### Goal
The line holding "p2_ticklabels = ['0.40', '0.45', '0.50']" is the last one to output; start at the first line of the data, keep every line in between exactly, and leave out pictures.

┄┄┄┄┄┄┄┄┄┄┄┄┄┄┄┄┄┄┄┄

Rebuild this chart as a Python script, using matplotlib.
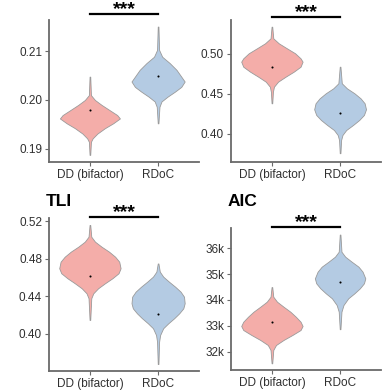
import matplotlib
matplotlib.use('Agg')
import matplotlib.pyplot as plt

plt.rcParams['font.family'] = ['Liberation Sans', 'DejaVu Sans']

groups = ['DD (bifactor)', 'RDoC']
fill_colors = ['#F4ADA9', '#B4CBE3']

# ---- Panel 1 (top-left) ----
p1_dd_y = [0.2048, 0.2010, 0.2000, 0.1990, 0.1979, 0.1969, 0.1962, 0.1952, 0.1942, 0.1931, 0.1921, 0.1914, 0.1887]
p1_dd_w = [0.005, 0.015, 0.074, 0.17, 0.29, 0.40, 0.44, 0.34, 0.22, 0.11, 0.04, 0.015, 0.005]
p1_rd_y = [0.2151, 0.2103, 0.2089, 0.2076, 0.2062, 0.2048, 0.2038, 0.2027, 0.2017, 0.2007, 0.1997, 0.1986, 0.1952]
p1_rd_w = [0.005, 0.015, 0.06, 0.17, 0.27, 0.34, 0.39, 0.34, 0.245, 0.14, 0.05, 0.02, 0.005]
p1_means = [0.1979, 0.2049]
p1_ticks = [0.19, 0.20, 0.21]
p1_ticklabels = ['0.19', '0.20', '0.21']

# ---- Panel 2 (top-right) ----
p2_dd_y = [0.5341, 0.5196, 0.5134, 0.5071, 0.5009, 0.4946, 0.4904, 0.4841, 0.4779, 0.4716, 0.4654, 0.4591, 0.4529, 0.4384]
p2_dd_w = [0.005, 0.02, 0.10, 0.22, 0.34, 0.42, 0.45, 0.42, 0.32, 0.20, 0.09, 0.03, 0.015, 0.005]
p2_rd_y = [0.4841, 0.4634, 0.4571, 0.4509, 0.4446, 0.4384, 0.4309, 0.4238, 0.4175, 0.4113, 0.4050, 0.3988, 0.3925, 0.3760]
p2_rd_w = [0.005, 0.025, 0.10, 0.21, 0.30, 0.36, 0.38, 0.35, 0.28, 0.19, 0.09, 0.035, 0.015, 0.005]
p2_means = [0.4838, 0.4259]
p2_ticks = [0.40, 0.45, 0.50]
p2_ticklabels = ['0.40', '0.45', '0.50']

# ---- Panel 3 (TLI) ----
p3_dd_y = [0.5160, 0.5035, 0.4982, 0.4929, 0.4876, 0.4822, 0.4769, 0.4699, 0.4646, 0.4593, 0.4539, 0.4486, 0.4433, 0.4380, 0.4149]
p3_dd_w = [0.005, 0.02, 0.075, 0.17, 0.28, 0.37, 0.43, 0.45, 0.42, 0.33, 0.22, 0.12, 0.05, 0.02, 0.005]
p3_rd_y = [0.4750, 0.4663, 0.4610, 0.4556, 0.4503, 0.4450, 0.4397, 0.4327, 0.4273, 0.4220, 0.4167, 0.4114, 0.4061, 0.3989, 0.3918, 0.3680]
p3_rd_w = [0.005, 0.025, 0.075, 0.16, 0.25, 0.33, 0.38, 0.39, 0.37, 0.31, 0.235, 0.15, 0.075, 0.03, 0.015, 0.005]
p3_means = [0.4617, 0.4210]
p3_ticks = [0.40, 0.44, 0.48, 0.52]
p3_ticklabels = ['0.40', '0.44', '0.48', '0.52']

# ---- Panel 4 (AIC) ----
p4_dd_y = [34500, 34127, 33934, 33741, 33547, 33354, 33160, 32994, 32839, 32646, 32453, 32259, 32066, 31551]
p4_dd_w = [0.005, 0.02, 0.075, 0.17, 0.27, 0.35, 0.42, 0.45, 0.42, 0.30, 0.17, 0.06, 0.02, 0.005]
p4_rd_y = [36530, 35868, 35675, 35481, 35288, 35094, 34836, 34646, 34452, 34259, 34066, 33806, 33547, 32870]
p4_rd_w = [0.005, 0.02, 0.075, 0.17, 0.27, 0.33, 0.37, 0.35, 0.29, 0.21, 0.12, 0.05, 0.02, 0.005]
p4_means = [33140, 34708]
p4_ticks = [32000, 33000, 34000, 35000, 36000]
p4_ticklabels = ['32k', '33k', '34k', '35k', '36k']

panels = [
    dict(rect=[49, 20, 150, 142], title=None, ylim=(0.18724, 0.21646), bar=1.040,
         v=[(p1_dd_y, p1_dd_w), (p1_rd_y, p1_rd_w)], means=p1_means,
         ticks=p1_ticks, labels=p1_ticklabels),
    dict(rect=[231, 20, 150, 142], title=None, ylim=(0.365, 0.5425), bar=1.021,
         v=[(p2_dd_y, p2_dd_w), (p2_rd_y, p2_rd_w)], means=p2_means,
         ticks=p2_ticks, labels=p2_ticklabels),
    dict(rect=[49, 218, 150, 153], title='TLI', ylim=(0.3606, 0.5234), bar=1.0065,
         v=[(p3_dd_y, p3_dd_w), (p3_rd_y, p3_rd_w)], means=p3_means,
         ticks=p3_ticks, labels=p3_ticklabels),
    dict(rect=[231, 228, 150, 142], title='AIC', ylim=(31292, 36785), bar=1.007,
         v=[(p4_dd_y, p4_dd_w), (p4_rd_y, p4_rd_w)], means=p4_means,
         ticks=p4_ticks, labels=p4_ticklabels),
]

W, H = 382, 391
fig = plt.figure(figsize=(W / 100, H / 100), dpi=100)
axis_col = '#6a6a6a'
text_col = '#303030'

for p in panels:
    x0, y0, w, h = p['rect']
    ax = fig.add_axes([x0 / W, (H - y0 - h) / H, w / W, h / H])
    for i, (vy, vw) in enumerate(p['v']):
        xc = i + 1
        left = [xc - q for q in vw]
        right = [xc + q for q in vw]
        ax.fill_betweenx(vy, left, right, facecolor=fill_colors[i],
                         edgecolor='#9a9a9a', linewidth=0.6, zorder=2)
        ax.plot([xc], [p['means'][i]], 'o', color='black', markersize=1.5,
                markeredgewidth=0, zorder=3)
    ax.set_xlim(0.4, 2.6)
    ax.set_ylim(*p['ylim'])
    ax.set_xticks([1, 2])
    ax.set_xticklabels(groups)
    ax.set_yticks(p['ticks'])
    ax.set_yticklabels(p['labels'])
    for s in ['top', 'right']:
        ax.spines[s].set_visible(False)
    for s in ['left', 'bottom']:
        ax.spines[s].set_color(axis_col)
        ax.spines[s].set_linewidth(1.3)
    ax.tick_params(axis='both', colors=axis_col, length=3, width=0.8,
                   labelsize=8.5, labelcolor=text_col, pad=2)
    ax.patch.set_alpha(0)
    # significance bar
    trans = ax.get_xaxis_transform()
    ax.plot([1, 2], [p['bar'], p['bar']], color='black', linewidth=1.6,
            transform=trans, clip_on=False)
    ax.annotate('***', xy=(1.5, p['bar']), xycoords=trans,
                xytext=(0, 0.2), textcoords='offset points',
                ha='center', va='baseline', fontsize=14, fontweight='bold',
                color='black', annotation_clip=False)
    if p['title']:
        fig.text((x0 - 3) / W, (H - 206) / H, p['title'], ha='left', va='baseline',
                 fontsize=12.5, fontweight='bold', color='black')

fig.savefig('out.png', dpi=100)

┄┄┄┄┄┄┄┄┄┄┄┄┄┄┄┄┄┄┄┄

### Answer to this problem
Rebuild this chart as a Python script, using matplotlib.
import matplotlib
matplotlib.use('Agg')
import matplotlib.pyplot as plt

plt.rcParams['font.family'] = ['Liberation Sans', 'DejaVu Sans']

groups = ['DD (bifactor)', 'RDoC']
fill_colors = ['#F4ADA9', '#B4CBE3']

# ---- Panel 1 (top-left) ----
p1_dd_y = [0.2048, 0.2010, 0.2000, 0.1990, 0.1979, 0.1969, 0.1962, 0.1952, 0.1942, 0.1931, 0.1921, 0.1914, 0.1887]
p1_dd_w = [0.005, 0.015, 0.074, 0.17, 0.29, 0.40, 0.44, 0.34, 0.22, 0.11, 0.04, 0.015, 0.005]
p1_rd_y = [0.2151, 0.2103, 0.2089, 0.2076, 0.2062, 0.2048, 0.2038, 0.2027, 0.2017, 0.2007, 0.1997, 0.1986, 0.1952]
p1_rd_w = [0.005, 0.015, 0.06, 0.17, 0.27, 0.34, 0.39, 0.34, 0.245, 0.14, 0.05, 0.02, 0.005]
p1_means = [0.1979, 0.2049]
p1_ticks = [0.19, 0.20, 0.21]
p1_ticklabels = ['0.19', '0.20', '0.21']

# ---- Panel 2 (top-right) ----
p2_dd_y = [0.5341, 0.5196, 0.5134, 0.5071, 0.5009, 0.4946, 0.4904, 0.4841, 0.4779, 0.4716, 0.4654, 0.4591, 0.4529, 0.4384]
p2_dd_w = [0.005, 0.02, 0.10, 0.22, 0.34, 0.42, 0.45, 0.42, 0.32, 0.20, 0.09, 0.03, 0.015, 0.005]
p2_rd_y = [0.4841, 0.4634, 0.4571, 0.4509, 0.4446, 0.4384, 0.4309, 0.4238, 0.4175, 0.4113, 0.4050, 0.3988, 0.3925, 0.3760]
p2_rd_w = [0.005, 0.025, 0.10, 0.21, 0.30, 0.36, 0.38, 0.35, 0.28, 0.19, 0.09, 0.035, 0.015, 0.005]
p2_means = [0.4838, 0.4259]
p2_ticks = [0.40, 0.45, 0.50]
p2_ticklabels = ['0.40', '0.45', '0.50']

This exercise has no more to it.